By Alexander Shytov(1)

           The second point is that Thai penal code does not provide any definition what is obscene. This issue is left to prosecutors and courts to determine. The lack of clear standards of obscenity can hinder the efficiency of suppressing pornography in general and not only on the Internet. According to Thai courts, the standard of obscenity is contained in the characteristic of being ugly, indecent and shameful(4). In one case, it was held that if there is an attempt to make the lower part of the body dim or not clearly seen, then it cannot be characterized as obscene (5). In a more recent case, the Supreme Court held that “the picture of a woman which clearly displays her breast even though there is a cover on her sexual organ yet covering it in a provocative way, and who is also not in an appropriate and seemly position… is a picture which has an intention to tempt directly by awakening sexual lust; it is considered to be obscene according to the meaning laid down in Section 287(1)(6). This latter case contained several characteristics which can be taken into account when deciding whether there is an element of obscenity. These characteristics describe the behaviour which is not appropriate and unseemly. The decision uses also the terms ugly and shameful to characterize the nature of the picture.

          Apart from the characteristics of what should be considered to be obscene there is an important principle related to the intention of the image: the image must contain an intention to temp directly to awake sexual lust. This principle has some inherent weaknesses. First of all, image itself can hardly have an intention. Intention is an act of will. Image is an object which does not have will. Consequently, one possible meaning of this judicial statement is that the one who produced, or distributed, or possessed such an image had an intention to tempt in order to awake sexual lust.
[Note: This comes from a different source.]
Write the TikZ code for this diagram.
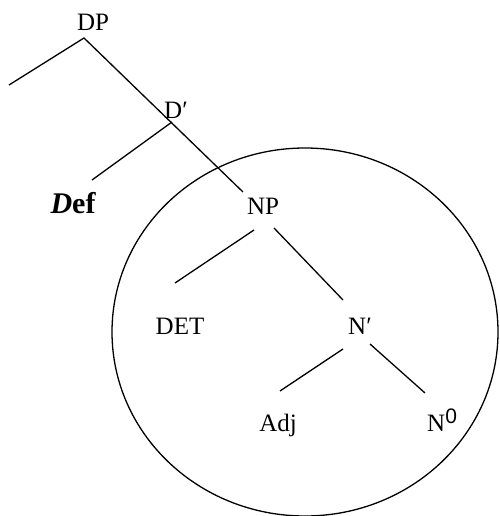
\documentclass[tikz,border=0pt]{standalone}
\usepackage{fontspec}
\setmainfont{Liberation Serif}
\setsansfont{Liberation Sans}
\begin{document}
\begin{tikzpicture}[x=1pt,y=-1pt,
  lab/.style={anchor=base,inner sep=0pt,font=\fontsize{25}{30}\selectfont},
  edge/.style={line width=1.3pt}]
\useasboundingbox (0,0) rectangle (499,516);
% labels
\node[lab] (dp) at (93,31) {DP};
\node[lab] (dbar) at (176,118) {D′};
\node[lab,font=\fontsize{30}{36}\selectfont\bfseries] (def) at (73,213) {\textit{D}ef};
\node[lab] (np) at (263,214) {NP};
\node[lab] (det) at (180,334) {DET};
\node[lab] (nbar) at (360,334) {N′};
\node[lab] (adj) at (278,431) {Adj};
\node[lab,anchor=base west] (n0) at (427,431) {N\raisebox{8pt}{\fontsize{21}{21}\sffamily 0}};
% connector end points
\coordinate (dpb) at (84,38);
\coordinate (spec) at (9,85);
\coordinate (npt) at (243,192);
\coordinate (dbarb) at (172,122);
\coordinate (deft) at (92,180);
\coordinate (npl) at (254,230);
\coordinate (npr) at (274,228);
\coordinate (dett) at (175,283);
\coordinate (nbart) at (343,300);
\coordinate (nbarl) at (343,349);
\coordinate (nbarr) at (370,344);
\coordinate (adjt) at (280,391);
\coordinate (n0t) at (425,393);
% edges
\draw[edge] (spec) -- (dpb) -- (npt);
\draw[edge] (dbarb) -- (deft);
\draw[edge] (npl) -- (dett);
\draw[edge] (npr) -- (nbart);
\draw[edge] (nbarl) -- (adjt);
\draw[edge] (nbarr) -- (n0t);
% enclosing circle
\draw[edge] (305,332) ellipse [x radius=193, y radius=184];
\end{tikzpicture}
\end{document}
If it is so it makes very difficult for the prosecutor to bring anyone to be judged because of the difficulty of proving the intention to tempt. It is likely, that the best interpretation of this provision is that the pornographic image has a potential to awake sexual lust. The latter interpretation has some resemblance with the standard of obscenity used in the past in the UK and the US further discussed.

          Both the characteristics of obscenity and the potential to awake sexual lust have some weak points when applied to cyberspace. What is considered by a Thai judge as ugly, unseemly, inappropriate, indecent and shameful can be considered as the opposite by a US judge. Further, Thailand recently itself has experienced a dramatic change in sexual culture. What was shameful in the past is considered by many young people as a common and normal thing of today life. In other words, in the context of the Internet, which does not know national borders, the parochial standards of decency among Thai judiciary turn to be of little use.